The company was launched later that year from Norwood’s home, where she began creating her unique blends through trial and error. She found an eager customer base still clinging to blends created by MacNab’s. One customer in Pennsylvania mailed her a sample of her favorite tea and asked Norwood to recreate it.

“It was like being in a lab with a microscope,” said Norwood. “I was able to pinpoint many of the herbs and make a blend.”

So far Norwood has made a custom blend for this year’s Harbor Fest, most notably. With demand high for the tea, Norwood made a connection with Winslow through a mutual friend and was able to secure a traditional bricks and mortar location. 

“It was perfect,” said Winslow. “It’s an element I’d always wanted to add.” 

Norwood offers everything from traditional black tea to medicinal remedies created for whatever may ail a customer.
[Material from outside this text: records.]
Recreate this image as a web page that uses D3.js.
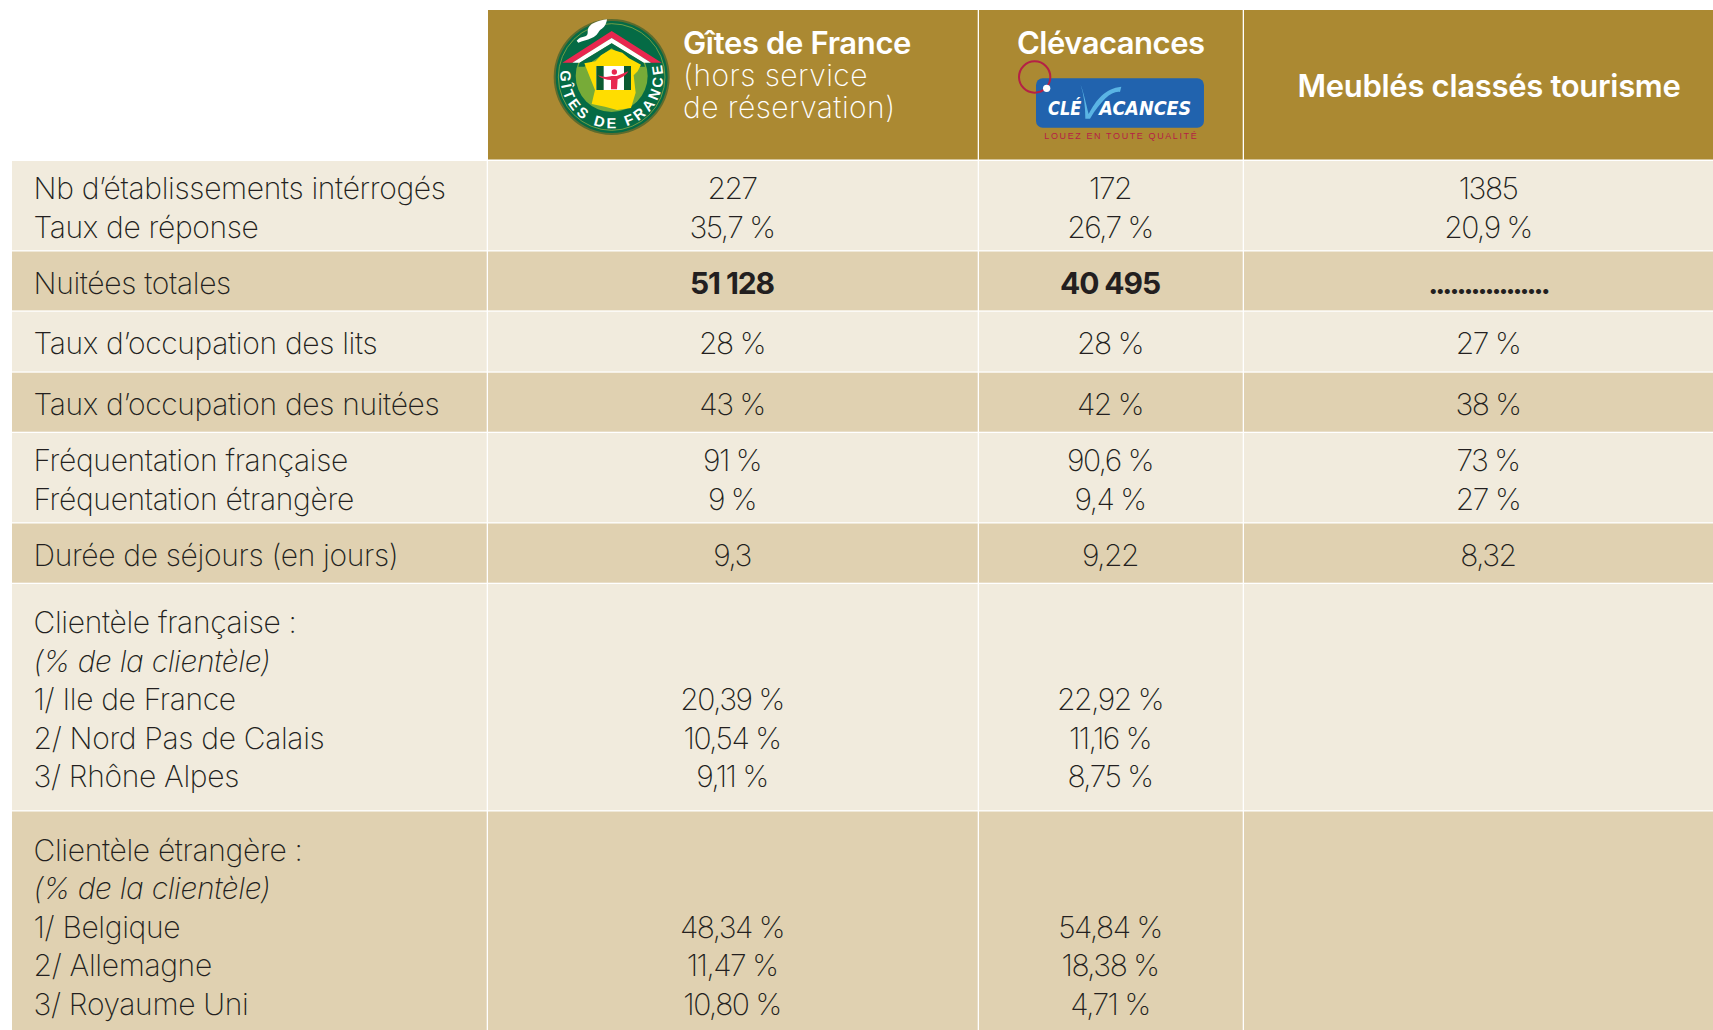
<!DOCTYPE html>
<html>
<head>
<meta charset="utf-8">
<script src="https://cdn.jsdelivr.net/npm/d3@7"></script>
<style>
html, body { margin: 0; padding: 0; background: #fff; }
svg { display: block; }
</style>
</head>
<body>
<div id="table"></div>
<script>
// Table content
var columns = ['Gîtes de France', 'Clévacances', 'Meublés classés tourisme'];
var labels = [
	['Nb d’établissements intérrogés', 'Taux de réponse'],
	['Nuitées totales'],
	['Taux d’occupation des lits'],
	['Taux d’occupation des nuitées'],
	['Fréquentation française', 'Fréquentation étrangère'],
	['Durée de séjours (en jours)'],
	['Clientèle française :', '(% de la clientèle)', '1/ Ile de France', '2/ Nord Pas de Calais', '3/ Rhône Alpes'],
	['Clientèle étrangère :', '(% de la clientèle)', '1/ Belgique', '2/ Allemagne', '3/ Royaume Uni']
];
var gites = [['227', '35,7 %'], ['51 128'], ['28 %'], ['43 %'], ['91 %', '9 %'], ['9,3'],
	['', '', '20,39 %', '10,54 %', '9,11 %'], ['', '', '48,34 %', '11,47 %', '10,80 %']];
var clevacances = [['172', '26,7 %'], ['40 495'], ['28 %'], ['42 %'], ['90,6 %', '9,4 %'], ['9,22'],
	['', '', '22,92 %', '11,16 %', '8,75 %'], ['', '', '54,84 %', '18,38 %', '4,71 %']];
var meubles = [['1385', '20,9 %'], ['.................'], ['27 %'], ['38 %'], ['73 %', '27 %'], ['8,32'],
	['', '', '', '', ''], ['', '', '', '', '']];

var svg = d3.select('#table')
	.append('svg')
	.attr('width', 1713)
	.attr('height', 1030);

var colEdges = [12, 488, 979, 1244, 1713];
var rowEdges = [161, 251.5, 311.7, 372.7, 433, 523.5, 584, 811.5, 1030];
var colCenters = [732, 1110, 1488];
var lineGap = 38.5;
var font = 'Inter';

// Header band
svg.selectAll('rect.head')
	.data(columns)
	.enter()
	.append('rect')
	.attr('class', 'head')
	.attr('x', function(d, i) { return colEdges[i + 1]; })
	.attr('y', 10)
	.attr('width', function(d, i) { return colEdges[i + 2] - colEdges[i + 1] - (i < 2 ? 1.3 : 0); })
	.attr('height', 149.5)
	.attr('fill', '#ab8932');

function addText(parent, t, x, y, opts) {
	if (!t) return;
	parent.append('text')
		.attr('x', x)
		.attr('y', y)
		.attr('text-anchor', opts.anchor || 'start')
		.attr('font-family', font)
		.attr('font-size', opts.size || 30)
		.attr('font-style', opts.style || 'normal')
		.attr('font-weight', opts.weight || 200)
		.attr('letter-spacing', opts.spacing)
		.attr('fill', opts.fill || '#231f20')
		.text(t);
}

// Rows and cells
labels.forEach(function(lines, r) {
	var fill = r % 2 === 0 ? '#f1ebdd' : '#e0d1b1';
	for (var c = 0; c < 4; c++) {
		svg.append('rect')
			.attr('x', colEdges[c])
			.attr('y', rowEdges[r])
			.attr('width', colEdges[c + 1] - colEdges[c] - (c < 3 ? 1.3 : 0))
			.attr('height', rowEdges[r + 1] - rowEdges[r] - (r < 7 ? 1.3 : 0))
			.attr('fill', fill);
	}
	var top = rowEdges[r] + (lines.length === 1 ? 42.4 : lines.length === 2 ? 38 : 49);
	lines.forEach(function(t, l) {
		var y = top + l * lineGap;
		addText(svg, t, 33.5, y, {style: t.charAt(0) === '(' ? 'italic' : 'normal', spacing: -0.33});
		[gites, clevacances, meubles].forEach(function(col, c) {
			var dots = col[r][l].charAt(0) === '.';
			addText(svg, col[r][l], colCenters[c], y, {
				anchor: 'middle',
				weight: r === 1 ? 700 : 200,
				spacing: dots ? -3 : (r === 1 ? -1.1 : -1.5)
			});
		});
	});
});

// Header text
var white = '#fff';
addText(svg, columns[0], 683, 54, {weight: 600, size: 31, fill: white, spacing: -0.35});
addText(svg, '(hors service', 683, 86, {fill: white, spacing: 0.45});
addText(svg, 'de réservation)', 683, 118, {fill: white, spacing: 0.45});
addText(svg, columns[1], 1017, 54, {weight: 600, size: 31, fill: white, spacing: -0.5});
addText(svg, columns[2], 1489, 97, {weight: 600, size: 31, fill: white, anchor: 'middle', spacing: -0.3});

// Gites de France logo, drawn in a 3x box placed at 545,10
var gl = svg.append('g').attr('transform', 'translate(545,10) scale(0.3333)');
var cx = 200, cy = 201;
gl.append('circle').attr('cx', cx).attr('cy', cy).attr('r', 174).attr('fill', '#5c6b2e');
gl.append('circle').attr('cx', cx).attr('cy', cy).attr('r', 168).attr('fill', '#056b45');
gl.append('circle').attr('cx', cx).attr('cy', cy).attr('r', 160).attr('fill', 'none').attr('stroke', '#a5b545').attr('stroke-width', 2);
gl.append('circle').attr('cx', cx).attr('cy', cy - 3).attr('r', 108).attr('fill', '#77ab38');
// roof
gl.append('path').attr('d', 'M52,158 L200,63 L350,158 L318,158 L200,84 L82,158 Z').attr('fill', '#e8274f');
gl.append('path').attr('d', 'M82,158 L200,84 L318,158 L296,158 L200,100 L104,158 Z').attr('fill', '#fff');
gl.append('path').attr('d', 'M104,158 L200,100 L296,158 L300,170 L100,170 Z').attr('fill', '#056b45');
gl.append('path').attr('d', 'M112,175 L200,115 L288,175 L300,210 L100,210 Z').attr('fill', '#77ab38');
// smoke
gl.append('path').attr('d', 'M95,92 C112,72 130,88 128,62 C130,40 160,32 186,28 C184,44 176,54 168,58 C158,66 160,76 140,84 C126,92 112,92 100,98 Z').attr('fill', '#fff');
// France
gl.append('path').attr('d', 'M198,118 L232,128 L252,145 L288,164 L278,184 L266,196 L272,248 L258,294 L216,300 L180,290 L140,282 L150,240 L118,160 L152,154 L168,136 Z').attr('fill', '#ffdd00');
// window
gl.append('rect').attr('x', 154).attr('y', 168).attr('width', 104).attr('height', 72).attr('fill', '#fff');
gl.append('rect').attr('x', 154).attr('y', 168).attr('width', 22).attr('height', 72).attr('fill', '#0a5a30');
gl.append('rect').attr('x', 237).attr('y', 168).attr('width', 21).attr('height', 72).attr('fill', '#0a5a30');
gl.append('path').attr('d', 'M158,196 C180,204 192,200 200,198 L215,198 C228,194 240,188 250,184 C242,198 228,204 218,208 L216,238 L198,238 L198,210 C184,210 170,206 158,196 Z').attr('fill', '#e8274f');
gl.append('circle').attr('cx', 208).attr('cy', 186).attr('r', 8).attr('fill', '#e8274f');
// ring text
gl.append('path').attr('id', 'ring')
	.attr('d', 'M' + (cx - 152) + ',' + (cy - 25) + ' A154,154 0 1 0 ' + (cx + 152) + ',' + (cy - 25))
	.attr('fill', 'none');
gl.append('text')
	.attr('font-family', 'Liberation Sans')
	.attr('font-weight', 700)
	.attr('font-size', 44)
	.attr('fill', '#fff')
	.append('textPath')
	.attr('href', '#ring')
	.attr('startOffset', '1%')
	.attr('textLength', 540)
	.text('GÎTES DE FRANCE');

// Clevacances logo, drawn in a 3x box placed at 1010,50
var cl = svg.append('g').attr('transform', 'translate(1010,50) scale(0.3333)');
cl.append('rect').attr('x', 78).attr('y', 85).attr('width', 504).attr('height', 148).attr('rx', 20).attr('fill', '#2163ae');
cl.append('circle').attr('cx', 74).attr('cy', 81).attr('r', 47).attr('fill', 'none').attr('stroke', '#b52046').attr('stroke-width', 6);
cl.append('circle').attr('cx', 110).attr('cy', 115).attr('r', 11).attr('fill', '#fff');
cl.append('path').attr('d', 'M212,104 C222,130 230,170 236,192 C258,150 285,115 334,110 L330,126 C305,122 275,150 240,206 L226,206 C226,170 222,135 212,104 Z').attr('fill', '#5ab4e4');
[['CLÉ', 114, 100], ['ACANCES', 268, 276]].forEach(function(d) {
	cl.append('text')
		.attr('x', d[1])
		.attr('y', 196)
		.attr('font-family', 'DejaVu Sans')
		.attr('font-style', 'italic')
		.attr('font-weight', 700)
		.attr('font-size', 60)
		.attr('textLength', d[2])
		.attr('lengthAdjust', 'spacingAndGlyphs')
		.attr('fill', '#fff')
		.text(d[0]);
});
cl.append('text')
	.attr('x', 103)
	.attr('y', 268)
	.attr('font-family', 'Liberation Sans')
	.attr('font-size', 27)
	.attr('textLength', 457)
	.attr('fill', '#b52046')
	.text('LOUEZ EN TOUTE QUALITÉ');
</script>
</body>
</html>
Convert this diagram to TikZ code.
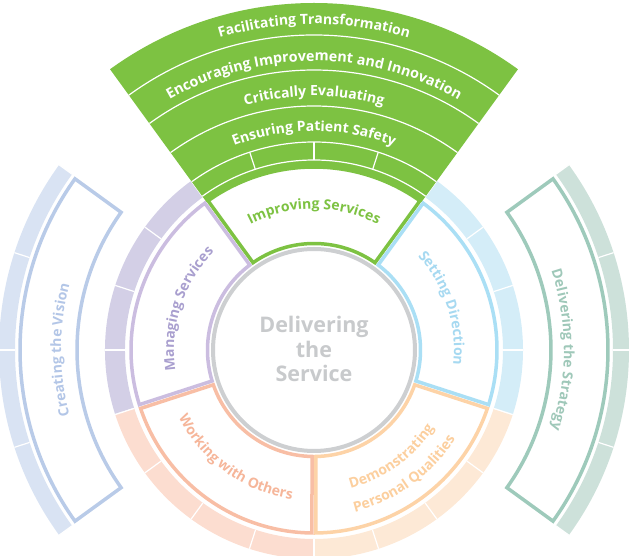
\documentclass[tikz,border=0pt]{standalone}
\usepackage{fontspec}
\setmainfont{Open Sans}
\usetikzlibrary{decorations.text}
\definecolor{grn}{HTML}{7DC242}
\definecolor{purband}{HTML}{D3CFE6}
\definecolor{purline}{HTML}{CBBDE0}
\definecolor{purtext}{HTML}{A99FCF}
\definecolor{bluband}{HTML}{D4EDF8}
\definecolor{bluline}{HTML}{AADFF5}
\definecolor{blutext}{HTML}{A6D9F1}
\definecolor{pchband}{HTML}{FDE9D6}
\definecolor{pchline}{HTML}{FDD3A7}
\definecolor{pchtext}{HTML}{FCCF9E}
\definecolor{salband}{HTML}{FCDDD0}
\definecolor{salline}{HTML}{F8BEA5}
\definecolor{saltext}{HTML}{F6B69A}
\definecolor{gryline}{HTML}{CDCFD1}
\definecolor{grytext}{HTML}{C8CACC}
\definecolor{visband}{HTML}{D9E3F3}
\definecolor{visline}{HTML}{B9CBE8}
\definecolor{vistext}{HTML}{B3C6E7}
\definecolor{strband}{HTML}{CDE1DA}
\definecolor{strline}{HTML}{9ECABB}
\definecolor{strtext}{HTML}{9FC8B9}
% annular band with four cells
\newcommand\cellband[5]{%
  \fill[#5] (#1:#3pt) arc[start angle=#1, end angle=#2, radius=#3pt] -- (#2:#4pt) arc[start angle=#2, end angle=#1, radius=#4pt] -- cycle;
  \foreach \k in {0,1,2,3,4} \draw[white, line width=1.2pt] ({#1+\k*(#2-#1)/4}:#3pt) -- ({#1+\k*(#2-#1)/4}:#4pt);
}
% outlined sector box, edges inset by 2pt
\newcommand\secbox[5]{%
  \draw[#5] ({#1+asin(2/#3)}:#3pt) arc[start angle={#1+asin(2/#3)}, end angle={#2-asin(2/#3)}, radius=#3pt]
    -- ({#2-asin(2/#4)}:#4pt) arc[start angle={#2-asin(2/#4)}, end angle={#1+asin(2/#4)}, radius=#4pt] -- cycle;
}
% text along an arc
\newcommand\arctext[6]{%
  \path[decorate, decoration={text along path, text align=center, text color=#4,
    text={|\fontsize{#5}{#5}\selectfont\bfseries|#6}}]
    (#1:#3pt) arc[start angle=#1, end angle=#2, radius=#3pt];
}
\begin{document}
\begin{tikzpicture}[x=1pt, y=1pt, line join=miter]
\useasboundingbox (-314,-206) rectangle (316,350);
\tikzset{boxline/.style={line width=3.5pt, fill=white}}
% outer bands of the four coloured sectors
\cellband{126}{198}{189}{209}{purband}
\cellband{198}{270}{189}{209}{salband}
\cellband{270}{342}{189}{209}{pchband}
\cellband{-18}{54}{189}{209}{bluband}
% green fan
\fill[grn] (54:183pt) arc[start angle=54, end angle=126, radius=183pt] -- (126:347pt) arc[start angle=126, end angle=54, radius=347pt] -- cycle;
\foreach \r in {190,208,244,280,315}
  \draw[white, line width=1.2pt] (54:\r pt) arc[start angle=54, end angle=126, radius=\r pt];
\foreach \a in {72,90,108}
  \draw[white, line width=1.2pt] (\a:190pt) -- (\a:208pt);
% sector boxes
\secbox{54}{126}{106.5}{183}{boxline, draw=grn}
\secbox{126}{198}{106.5}{183}{boxline, draw=purline}
\secbox{198}{270}{106.5}{183}{boxline, draw=salline}
\secbox{270}{342}{106.5}{183}{boxline, draw=pchline}
\secbox{-18}{54}{106.5}{183}{boxline, draw=bluline}
% centre circle
\draw[gryline, line width=4pt, fill=white] (0,0) circle[radius=101pt];
\node[align=center, text=grytext, font=\fontsize{21.5}{24.5}\selectfont\bfseries] (centre) at (0,1) {Delivering\\the\\Service};
% side boxes
\cellband{144}{216}{299}{315}{visband}
\secbox{144}{216}{237}{294}{boxline, draw=visline}
\cellband{-36}{36}{299}{315}{strband}
\secbox{-36}{36}{237}{294}{boxline, draw=strline}
% labels
\arctext{126}{54}{326}{white}{14}{Facilitating Transformation}
\arctext{126}{54}{289}{white}{14.3}{Encouraging Improvement and Innovation}
\arctext{126}{54}{254}{white}{14}{Critically Evaluating}
\arctext{126}{54}{219}{white}{14}{Ensuring Patient Safety}
\arctext{126}{54}{141}{grn}{14}{Improving Services}
\arctext{198}{126}{140}{purtext}{14}{Managing Services}
\arctext{54}{-18}{140}{blutext}{14}{Setting Direction}
\arctext{198}{270}{151}{saltext}{14}{Working with Others}
\arctext{270}{342}{143}{pchtext}{14}{Demonstrating}
\arctext{270}{342}{167}{pchtext}{14}{Personal Qualities}
\arctext{216}{144}{253}{vistext}{14}{Creating the Vision}
\arctext{36}{-36}{250}{strtext}{14}{Delivering the Strategy}
\end{tikzpicture}
\end{document}
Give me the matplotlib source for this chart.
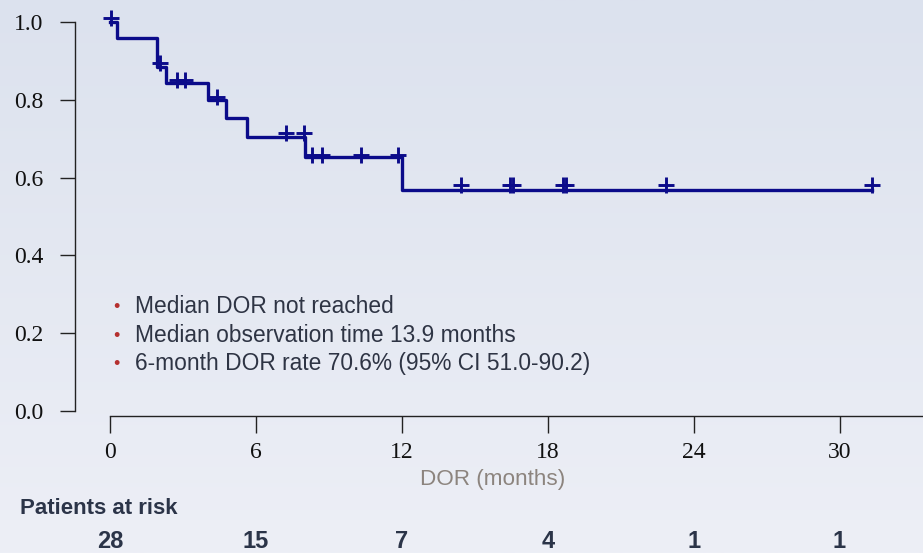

In fact, the store is meant to be a safe, open environment in which people can have a candid conversation. “It’s important to have that dialogue with people,” said Winslow. “We want to cultivate a warm and welcoming environment. It helps us help other people.”

The market itself is a carefully curated hodgepodge of locally sourced food, organic provisions and practical goods. Winslow — a Boothbay Harbor native — opened Wanser’s three years ago after negotiating a lease with photographer Robert Mitchell and his wife Susan Endicott. “They were both on board with this concept and supportive,” said Winslow. “The town needed another option and it just wasn’t here.”

The goal is to provide what’s wanted and what’s needed with an eye toward longevity. “I don’t want to sacrifice my original vision,” said Winslow. “I’ll only bend so far. I won’t be selling cigarettes and soda anytime soon.”

Winslow goes to great lengths to provide for her customers by personally sourcing the products.  She now offers over 40 New England-based options.

“I might spend part of the weekend driving to a local farm to get six containers of yogurt,” she said. “Or it may be getting farm fresh eggs.”

The Merry Auld Tea Company dovetails nicely with Winslow’s business goals and more importantly her ethics. This summer, the pair hatched an unconventional marketing campaign with a series of messages on their street level sign. 

“One sign said ‘friends never say goodbye, they say see you soon’,” said Norwood. “It meant see you tomorrow, not that we’re closing. Eventually we just ran with it because people were coming in.”

Both Winslow and Norwood measure their success incrementally. They want to retain a personal touch, high level of service and the deeper connection within the community without growing too fast.

“What Mary does with her tea is amazing and it gives me great satisfaction that our customers know where our products are coming from,” said Winslow.